Keeping businesses afloat in the upstream oil and gas sector has become extremely tough. An analysis into Seplat Petroleum Development Company Limited 2019 financial result reveals how the company plans to stay in business this year.
60percent of 2020 production hedged at $45
Seplat said the company has prudently managed its commodity risk and is well hedged with 60percent of 2020 production hedged at a floor price of $45/bbl up to Q3 2020.
For Nigeria’s domestic oil companies, an oil price within the range of $30 may bring another round of funding crises that might bring fears of 2016.
Indigenous firms that bought assets could no longer generate revenue at the levels expected when they agreed to loan terms, putting themselves and banks at risk as a result of the oil price slump in 2016.
It’s 2020 and the current oil price rout may mean a similar scenario is well on the cards for indigenous producers in Africa’s top oil producer.
Amukpe to Escravos pipeline expected in H1 2020
Seplat is hopeful of bringing on stream its Amukpe-to-Escravos pipeline by first half of 2020.
Amukpe-Escravos pipeline is a 160,000 bpd, 67-km 20-inch horizontal directional drilling (HDD) export line, is first of its kind in Nigeria and Africa. A burial depth of 45 -150ft makes it one of the most secured export route in the country
“We expect that the pipeline will be commissioned during the first half of 2020 and become fully operational to the initial permitted volume for the Seplat / NPDC joint venture of 40, 000 bopd,” Seplat said in its 2019 financial.
The company said the Amukpe to Escravos pipeline will provide a third export option for liquids production from OMLs 4, 38 and 41 in 2020.
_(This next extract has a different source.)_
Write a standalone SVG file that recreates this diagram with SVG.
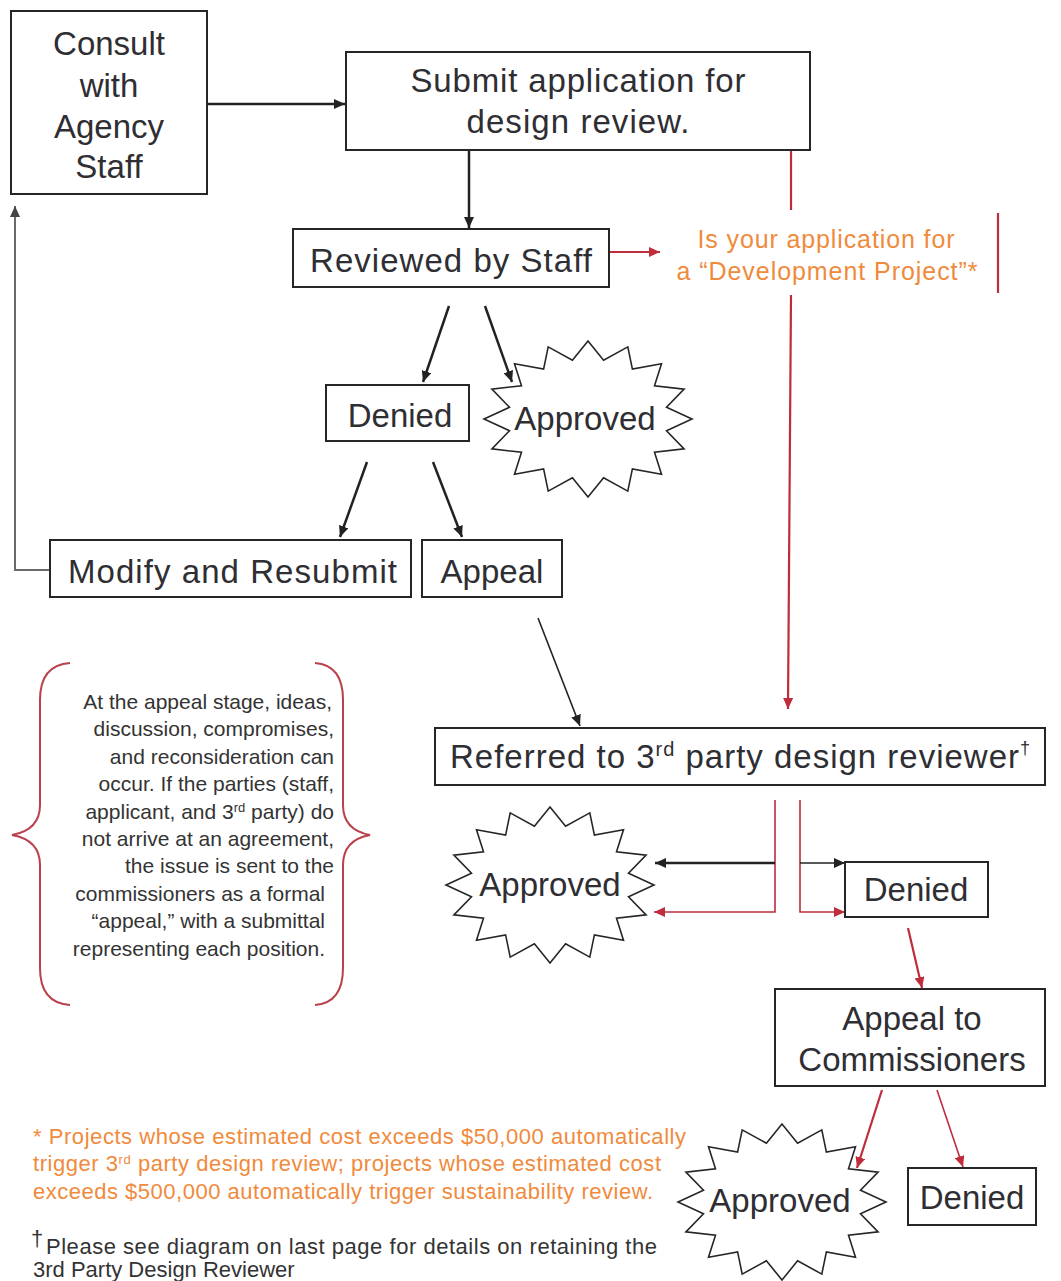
<svg xmlns="http://www.w3.org/2000/svg" width="1061" height="1281" viewBox="0 0 1061 1281">
<style>
.box{fill:#fff;stroke:#262626;stroke-width:2}
.t{font-family:"Liberation Sans",Arial,sans-serif;fill:#2e2e33;font-size:33px}
.c{text-anchor:middle}
.o{font-family:"Liberation Sans",Arial,sans-serif;fill:#f08a3c;font-size:25px}
.n{font-family:"Liberation Sans",Arial,sans-serif;fill:#333;font-size:21px;text-anchor:end}
.f{font-family:"Liberation Sans",Arial,sans-serif;font-size:22px}
.k{fill:none;stroke:#222;stroke-width:2.5}
.k1{fill:none;stroke:#222;stroke-width:1.6}
.r{fill:none;stroke:#bf2c3b;stroke-width:2.2}
.r1{fill:none;stroke:#bf2c3b;stroke-width:1.6}
.g{fill:none;stroke:#6a6a6a;stroke-width:2}
.star{fill:#fff;stroke:#262626;stroke-width:1.6}
.brace{fill:none;stroke:#b8414b;stroke-width:2}
</style>
<defs>
<marker id="ah" markerUnits="userSpaceOnUse" markerWidth="12" markerHeight="10" refX="11" refY="5" orient="auto"><path d="M0,0 L11,5 L0,10 z" fill="#222"/></marker>
<marker id="ahr" markerUnits="userSpaceOnUse" markerWidth="12" markerHeight="10" refX="11" refY="5" orient="auto"><path d="M0,0 L11,5 L0,10 z" fill="#bf2c3b"/></marker>
<marker id="ahg" markerUnits="userSpaceOnUse" markerWidth="12" markerHeight="10" refX="11" refY="5" orient="auto"><path d="M0,0 L11,5 L0,10 z" fill="#444"/></marker>
<path id="starburst" class="star" d="M0,-78 L15.6,-58.8 L39.8,-72.1 L44.4,-49.9 L73.5,-55.2 L66.5,-33.3 L96.1,-29.9 L78.5,-11.7 L104,0 L78.5,11.7 L96.1,29.9 L66.5,33.3 L73.5,55.2 L44.4,49.9 L39.8,72.1 L15.6,58.8 L0,78 L-15.6,58.8 L-39.8,72.1 L-44.4,49.9 L-73.5,55.2 L-66.5,33.3 L-96.1,29.9 L-78.5,11.7 L-104,0 L-78.5,-11.7 L-96.1,-29.9 L-66.5,-33.3 L-73.5,-55.2 L-44.4,-49.9 L-39.8,-72.1 L-15.6,-58.8 Z"/>
</defs>
<rect width="1061" height="1281" fill="#fff"/>

<g id="connectors">
<line class="k" x1="207" y1="104" x2="345" y2="104" marker-end="url(#ah)"/>
<line class="k" x1="469" y1="150" x2="469" y2="228" marker-end="url(#ah)"/>
<line class="r" x1="609" y1="252" x2="660" y2="252" marker-end="url(#ahr)"/>
<line class="r" x1="791" y1="150" x2="791" y2="210"/>
<line class="r" x1="791" y1="295" x2="788" y2="709" marker-end="url(#ahr)"/>
<line class="r" x1="998" y1="213" x2="998" y2="293"/>
<line class="k" x1="449" y1="306" x2="423" y2="382" marker-end="url(#ah)"/>
<line class="k" x1="485" y1="306" x2="512" y2="382" marker-end="url(#ah)"/>
<line class="k" x1="367" y1="462" x2="340" y2="537" marker-end="url(#ah)"/>
<line class="k" x1="433" y1="462" x2="462" y2="537" marker-end="url(#ah)"/>
<polyline class="g" points="50,570 15,570 15,206" marker-end="url(#ahg)"/>
<line class="k1" x1="538" y1="618" x2="580" y2="726" marker-end="url(#ah)"/>
<polyline class="r1" points="775,800 775,912 654,912" marker-end="url(#ahr)"/>
<polyline class="r1" points="800,800 800,912 845,912" marker-end="url(#ahr)"/>
<line class="k" x1="775" y1="863" x2="655" y2="863" marker-end="url(#ah)"/>
<line class="k1" x1="800" y1="863" x2="845" y2="863" marker-end="url(#ah)"/>
<line class="r" x1="908" y1="928" x2="922" y2="988" marker-end="url(#ahr)"/>
<line class="r" x1="882" y1="1090" x2="857" y2="1168" marker-end="url(#ahr)"/>
<line class="r1" x1="937" y1="1090" x2="963" y2="1167" marker-end="url(#ahr)"/>
</g>

<g id="consult">
<rect class="box" x="11" y="11" width="196" height="183"/>
<text class="t c" x="109" y="55">Consult</text>
<text class="t c" x="109" y="97">with</text>
<text class="t c" x="109" y="138">Agency</text>
<text class="t c" x="109" y="178">Staff</text>
</g>

<g id="submit">
<rect class="box" x="346" y="52" width="464" height="98"/>
<text class="t c" x="578" y="92" textLength="335" lengthAdjust="spacing">Submit application for</text>
<text class="t c" x="578" y="133" textLength="223" lengthAdjust="spacing">design review.</text>
</g>

<g id="reviewed">
<rect class="box" x="293" y="229" width="316" height="58"/>
<text class="t c" x="451" y="272" textLength="282" lengthAdjust="spacing">Reviewed by Staff</text>
</g>

<g id="dev-question">
<text class="o c" x="826" y="248" textLength="257" lengthAdjust="spacing">Is your application for</text>
<text class="o c" x="827" y="280" textLength="301" lengthAdjust="spacing">a “Development Project”*</text>
</g>

<g id="denied1">
<rect class="box" x="326" y="385" width="143" height="56"/>
<text class="t c" x="400" y="427">Denied</text>
</g>

<g id="approved1">
<use href="#starburst" x="588" y="419"/>
<text class="t c" x="585" y="430">Approved</text>
</g>

<g id="modify">
<rect class="box" x="50" y="540" width="361" height="57"/>
<text class="t" x="68" y="583" textLength="329" lengthAdjust="spacing">Modify and Resubmit</text>
</g>

<g id="appeal">
<rect class="box" x="422" y="540" width="140" height="57"/>
<text class="t c" x="492" y="583">Appeal</text>
</g>

<g id="note">
<path class="brace" d="M70,663 Q40,665 40,700 L40,805 Q40,830 12,835 Q40,840 40,865 L40,968 Q40,1003 70,1005"/>
<path class="brace" d="M315,663 Q343,665 343,700 L343,805 Q343,830 370,835 Q343,840 343,865 L343,968 Q343,1003 315,1005"/>
<text class="n" x="332" y="709">At the appeal stage, ideas,</text>
<text class="n" x="334" y="736">discussion, compromises,</text>
<text class="n" x="334" y="764">and reconsideration  can</text>
<text class="n" x="334" y="791">occur.  If the parties (staff,</text>
<text class="n" x="334" y="819">applicant, and 3<tspan font-size="13" dy="-7">rd</tspan><tspan dy="7"> party) do</tspan></text>
<text class="n" x="334" y="846">not arrive at an agreement,</text>
<text class="n" x="334" y="873">the issue is sent to the</text>
<text class="n" x="325" y="901">commissioners as a formal</text>
<text class="n" x="325" y="928">“appeal,” with a submittal</text>
<text class="n" x="325" y="956">representing each position.</text>
</g>

<g id="referred">
<rect class="box" x="435" y="728" width="610" height="57"/>
<text class="t" x="450" y="768" font-size="32" textLength="580" lengthAdjust="spacing">Referred to 3<tspan font-size="20" dy="-12">rd</tspan><tspan dy="12"> party design reviewer</tspan><tspan font-size="18" dy="-14">†</tspan></text>
</g>

<g id="approved2">
<use href="#starburst" x="550" y="885"/>
<text class="t c" x="550" y="896">Approved</text>
</g>

<g id="denied2">
<rect class="box" x="845" y="862" width="143" height="55"/>
<text class="t c" x="916" y="901">Denied</text>
</g>

<g id="commissioners">
<rect class="box" x="775" y="989" width="270" height="97"/>
<text class="t c" x="912" y="1030">Appeal to</text>
<text class="t c" x="912" y="1071">Commissioners</text>
</g>

<g id="approved3">
<use href="#starburst" x="782" y="1202"/>
<text class="t c" x="780" y="1212">Approved</text>
</g>

<g id="denied3">
<rect class="box" x="908" y="1168" width="128" height="57"/>
<text class="t c" x="972" y="1209">Denied</text>
</g>

<g id="footnotes">
<text class="f" x="33" y="1144" fill="#f08a3c" textLength="653" lengthAdjust="spacing">* Projects whose estimated cost exceeds $50,000 automatically</text>
<text class="f" x="33" y="1171" fill="#f08a3c" textLength="628" lengthAdjust="spacing">trigger 3<tspan font-size="13" dy="-7">rd</tspan><tspan dy="7"> party design review; projects whose estimated cost</tspan></text>
<text class="f" x="33" y="1199" fill="#f08a3c" textLength="620" lengthAdjust="spacing">exceeds $500,000 automatically trigger sustainability review.</text>
<text class="f" x="31" y="1246" fill="#333" font-size="22">†</text>
<text class="f" x="46" y="1254" fill="#333" textLength="611" lengthAdjust="spacing">Please see diagram on last page for details on retaining the</text>
<text class="f" x="33" y="1277" fill="#333">3rd Party Design Reviewer</text>
</g>
</svg>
Seplat noted that the completion works on the 160, 000 bopd pipeline has been slower than anticipated due to delays in the contractor delivery schedule, final activities including the installation of the LACT unit are progressing well.
Investment focus in 2020
Austin Avuru, Seplat’s Chief Executive Officer said in 2020 the company will focus its investment only on the highest-returning projects, whilst carefully balancing future needs with prevailing market realities.
Avuru noted that the company has more cash in its balance sheet which is more robust and diversified thanks to continuing investments in gas and independence from oil price volatility.
“We are a low-cost producer and will continue to manage our finances prudently. With the recent addition of Eland and the availability of new pipelines, our oil business is broadening and derisking its production fields and routes to market to assure even greater security of revenues in the future,” Avuru said.
Lower capital expenditure plan
Seplat plans to invest $100 million of capital expenditure with a target of three new wells across portfoli0 in 2020.
“We will also, continue to focus on our investments in gas and the completion of the ANOH project remains a major priority. At present we are targeting 2020 production of between 47,000 to 57,000 boepd, including Eland production of 6,000 to 10,000 bopd, subject to continuous evacuation being possible,” Seplat said in it’s 2019 financial.
In 2019, Seplat spend $125 million on drilling costs in relation to nine development wells, the Ohaji South facility expansion project and the Amukpe Liquid Treatment Facility.
Risk management
Seplat admitted that the firm is exposed to further credit risk from outstanding cash calls from Nigerian Petroleum Development Company (NPDC) and National Petroleum Investment Management Services (NAPIMS).
Also, the Group is exposed to credit risk from its sale of crude oil to Mercuria, Vitol, Eni Trading and Shell western.
Decreasing Reserves
Seplat’s working interest 2P reserves, as assessed independently by Ryder Scott at 1 January 2020, stood at 474 MMboe, comprising 216 MMbbls of oil and condensate and 1,494 Bscf of natural gas.
This represents an organic decrease in overall 2P reserves of 1.5percent year-on-year, due to production but mitigated by movements from the contingent resource category. Working interest 2C resources stood at 85 MMboe, comprising 53 MMbbls of oil and condensate and 188 Bscf of natural gas.